Repeat all of the material below exactly as written, images excluded.

-- START OF Data for this task --

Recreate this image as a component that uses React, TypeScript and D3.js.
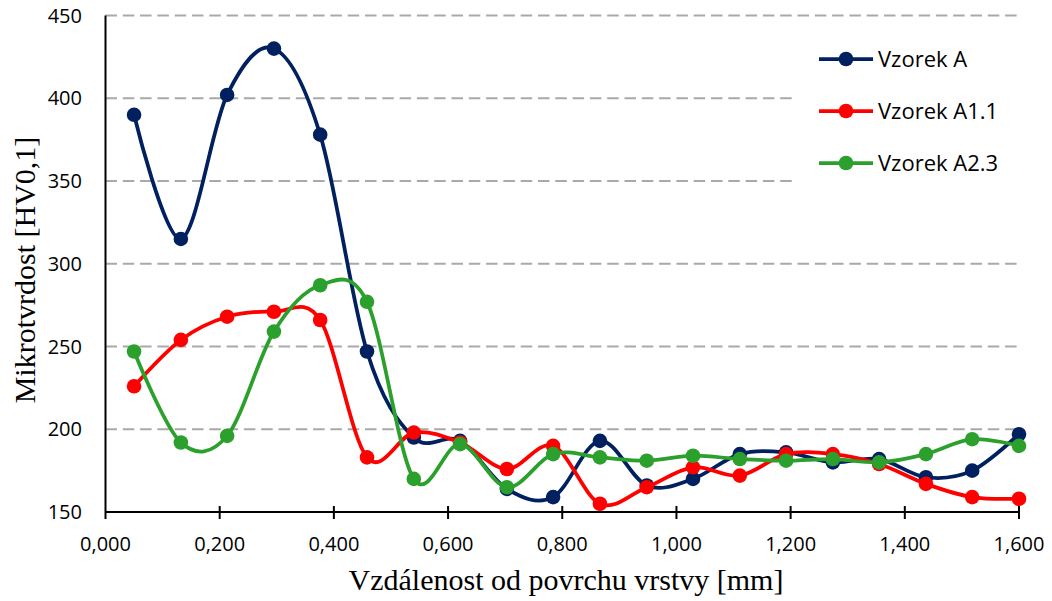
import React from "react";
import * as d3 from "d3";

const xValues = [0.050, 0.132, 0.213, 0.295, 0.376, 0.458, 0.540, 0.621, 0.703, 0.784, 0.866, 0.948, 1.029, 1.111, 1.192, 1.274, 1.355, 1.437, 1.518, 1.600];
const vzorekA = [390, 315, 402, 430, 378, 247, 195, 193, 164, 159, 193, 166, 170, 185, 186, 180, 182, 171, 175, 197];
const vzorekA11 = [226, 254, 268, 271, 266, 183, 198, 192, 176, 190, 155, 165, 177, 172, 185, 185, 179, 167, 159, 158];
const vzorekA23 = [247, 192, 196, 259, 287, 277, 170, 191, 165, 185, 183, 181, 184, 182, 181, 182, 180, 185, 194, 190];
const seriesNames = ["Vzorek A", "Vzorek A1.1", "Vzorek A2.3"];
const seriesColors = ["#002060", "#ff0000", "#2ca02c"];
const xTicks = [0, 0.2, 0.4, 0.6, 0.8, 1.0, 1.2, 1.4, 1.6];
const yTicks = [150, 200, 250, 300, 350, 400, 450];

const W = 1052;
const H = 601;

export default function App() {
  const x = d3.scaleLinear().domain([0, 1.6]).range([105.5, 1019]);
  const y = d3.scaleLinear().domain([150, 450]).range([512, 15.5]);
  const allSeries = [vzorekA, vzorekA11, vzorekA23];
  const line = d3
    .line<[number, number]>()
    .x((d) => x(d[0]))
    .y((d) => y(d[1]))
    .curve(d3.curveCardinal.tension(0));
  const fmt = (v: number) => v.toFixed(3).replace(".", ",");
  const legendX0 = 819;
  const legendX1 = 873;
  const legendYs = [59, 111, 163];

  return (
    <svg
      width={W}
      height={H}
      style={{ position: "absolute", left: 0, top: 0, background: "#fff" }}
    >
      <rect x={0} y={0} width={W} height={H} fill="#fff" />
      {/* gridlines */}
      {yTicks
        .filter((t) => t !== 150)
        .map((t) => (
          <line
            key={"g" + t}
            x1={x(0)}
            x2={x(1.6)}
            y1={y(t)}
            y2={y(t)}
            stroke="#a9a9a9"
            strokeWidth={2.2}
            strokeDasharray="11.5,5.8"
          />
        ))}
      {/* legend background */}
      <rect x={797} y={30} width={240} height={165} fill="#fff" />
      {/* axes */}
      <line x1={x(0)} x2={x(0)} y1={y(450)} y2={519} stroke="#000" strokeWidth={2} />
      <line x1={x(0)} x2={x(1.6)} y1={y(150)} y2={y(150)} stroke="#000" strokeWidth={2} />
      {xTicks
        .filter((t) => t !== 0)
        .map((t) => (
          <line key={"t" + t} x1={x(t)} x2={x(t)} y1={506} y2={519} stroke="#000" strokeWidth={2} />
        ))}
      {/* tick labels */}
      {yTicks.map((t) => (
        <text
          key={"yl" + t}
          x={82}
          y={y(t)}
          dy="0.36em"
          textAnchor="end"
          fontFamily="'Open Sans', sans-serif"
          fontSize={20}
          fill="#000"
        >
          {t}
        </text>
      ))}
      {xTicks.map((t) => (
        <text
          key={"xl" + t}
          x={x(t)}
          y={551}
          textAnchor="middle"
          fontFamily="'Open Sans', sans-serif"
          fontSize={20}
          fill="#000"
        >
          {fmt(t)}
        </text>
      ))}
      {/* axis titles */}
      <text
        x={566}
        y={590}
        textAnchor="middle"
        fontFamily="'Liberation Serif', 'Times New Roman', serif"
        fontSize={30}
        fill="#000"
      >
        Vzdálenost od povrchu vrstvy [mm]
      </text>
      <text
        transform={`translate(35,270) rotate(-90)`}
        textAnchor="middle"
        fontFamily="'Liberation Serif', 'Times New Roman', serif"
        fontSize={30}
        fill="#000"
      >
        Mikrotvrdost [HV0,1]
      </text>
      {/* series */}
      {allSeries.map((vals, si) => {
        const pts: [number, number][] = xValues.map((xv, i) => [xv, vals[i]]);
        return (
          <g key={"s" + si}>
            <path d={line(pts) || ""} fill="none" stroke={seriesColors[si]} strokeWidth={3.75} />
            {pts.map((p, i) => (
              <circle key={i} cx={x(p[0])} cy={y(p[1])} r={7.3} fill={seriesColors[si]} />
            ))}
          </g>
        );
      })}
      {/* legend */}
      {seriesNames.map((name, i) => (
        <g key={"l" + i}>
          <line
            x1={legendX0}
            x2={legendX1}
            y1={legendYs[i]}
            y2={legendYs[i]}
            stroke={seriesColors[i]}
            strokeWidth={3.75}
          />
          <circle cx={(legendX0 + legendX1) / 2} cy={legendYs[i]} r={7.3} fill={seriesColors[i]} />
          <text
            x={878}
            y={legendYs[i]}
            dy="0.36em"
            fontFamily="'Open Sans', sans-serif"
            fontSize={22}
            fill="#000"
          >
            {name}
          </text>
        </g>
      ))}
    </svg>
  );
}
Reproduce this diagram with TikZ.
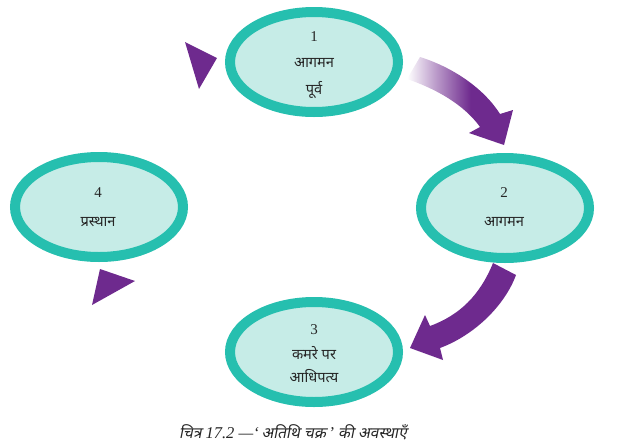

-- END OF Data for this task --

Written answer:
Recreate this image as a component that uses React, TypeScript and D3.js.
import React from "react";
import * as d3 from "d3";

const xValues = [0.050, 0.132, 0.213, 0.295, 0.376, 0.458, 0.540, 0.621, 0.703, 0.784, 0.866, 0.948, 1.029, 1.111, 1.192, 1.274, 1.355, 1.437, 1.518, 1.600];
const vzorekA = [390, 315, 402, 430, 378, 247, 195, 193, 164, 159, 193, 166, 170, 185, 186, 180, 182, 171, 175, 197];
const vzorekA11 = [226, 254, 268, 271, 266, 183, 198, 192, 176, 190, 155, 165, 177, 172, 185, 185, 179, 167, 159, 158];
const vzorekA23 = [247, 192, 196, 259, 287, 277, 170, 191, 165, 185, 183, 181, 184, 182, 181, 182, 180, 185, 194, 190];
const seriesNames = ["Vzorek A", "Vzorek A1.1", "Vzorek A2.3"];
const seriesColors = ["#002060", "#ff0000", "#2ca02c"];
const xTicks = [0, 0.2, 0.4, 0.6, 0.8, 1.0, 1.2, 1.4, 1.6];
const yTicks = [150, 200, 250, 300, 350, 400, 450];

const W = 1052;
const H = 601;

export default function App() {
  const x = d3.scaleLinear().domain([0, 1.6]).range([105.5, 1019]);
  const y = d3.scaleLinear().domain([150, 450]).range([512, 15.5]);
  const allSeries = [vzorekA, vzorekA11, vzorekA23];
  const line = d3
    .line<[number, number]>()
    .x((d) => x(d[0]))
    .y((d) => y(d[1]))
    .curve(d3.curveCardinal.tension(0));
  const fmt = (v: number) => v.toFixed(3).replace(".", ",");
  const legendX0 = 819;
  const legendX1 = 873;
  const legendYs = [59, 111, 163];

  return (
    <svg
      width={W}
      height={H}
      style={{ position: "absolute", left: 0, top: 0, background: "#fff" }}
    >
      <rect x={0} y={0} width={W} height={H} fill="#fff" />
      {/* gridlines */}
      {yTicks
        .filter((t) => t !== 150)
        .map((t) => (
          <line
            key={"g" + t}
            x1={x(0)}
            x2={x(1.6)}
            y1={y(t)}
            y2={y(t)}
            stroke="#a9a9a9"
            strokeWidth={2.2}
            strokeDasharray="11.5,5.8"
          />
        ))}
      {/* legend background */}
      <rect x={797} y={30} width={240} height={165} fill="#fff" />
      {/* axes */}
      <line x1={x(0)} x2={x(0)} y1={y(450)} y2={519} stroke="#000" strokeWidth={2} />
      <line x1={x(0)} x2={x(1.6)} y1={y(150)} y2={y(150)} stroke="#000" strokeWidth={2} />
      {xTicks
        .filter((t) => t !== 0)
        .map((t) => (
          <line key={"t" + t} x1={x(t)} x2={x(t)} y1={506} y2={519} stroke="#000" strokeWidth={2} />
        ))}
      {/* tick labels */}
      {yTicks.map((t) => (
        <text
          key={"yl" + t}
          x={82}
          y={y(t)}
          dy="0.36em"
          textAnchor="end"
          fontFamily="'Open Sans', sans-serif"
          fontSize={20}
          fill="#000"
        >
          {t}
        </text>
      ))}
      {xTicks.map((t) => (
        <text
          key={"xl" + t}
          x={x(t)}
          y={551}
          textAnchor="middle"
          fontFamily="'Open Sans', sans-serif"
          fontSize={20}
          fill="#000"
        >
          {fmt(t)}
        </text>
      ))}
      {/* axis titles */}
      <text
        x={566}
        y={590}
        textAnchor="middle"
        fontFamily="'Liberation Serif', 'Times New Roman', serif"
        fontSize={30}
        fill="#000"
      >
        Vzdálenost od povrchu vrstvy [mm]
      </text>
      <text
        transform={`translate(35,270) rotate(-90)`}
        textAnchor="middle"
        fontFamily="'Liberation Serif', 'Times New Roman', serif"
        fontSize={30}
        fill="#000"
      >
        Mikrotvrdost [HV0,1]
      </text>
      {/* series */}
      {allSeries.map((vals, si) => {
        const pts: [number, number][] = xValues.map((xv, i) => [xv, vals[i]]);
        return (
          <g key={"s" + si}>
            <path d={line(pts) || ""} fill="none" stroke={seriesColors[si]} strokeWidth={3.75} />
            {pts.map((p, i) => (
              <circle key={i} cx={x(p[0])} cy={y(p[1])} r={7.3} fill={seriesColors[si]} />
            ))}
          </g>
        );
      })}
      {/* legend */}
      {seriesNames.map((name, i) => (
        <g key={"l" + i}>
          <line
            x1={legendX0}
            x2={legendX1}
            y1={legendYs[i]}
            y2={legendYs[i]}
            stroke={seriesColors[i]}
            strokeWidth={3.75}
          />
          <circle cx={(legendX0 + legendX1) / 2} cy={legendYs[i]} r={7.3} fill={seriesColors[i]} />
          <text
            x={878}
            y={legendYs[i]}
            dy="0.36em"
            fontFamily="'Open Sans', sans-serif"
            fontSize={22}
            fill="#000"
          >
            {name}
          </text>
        </g>
      ))}
    </svg>
  );
}
Reproduce this diagram with TikZ.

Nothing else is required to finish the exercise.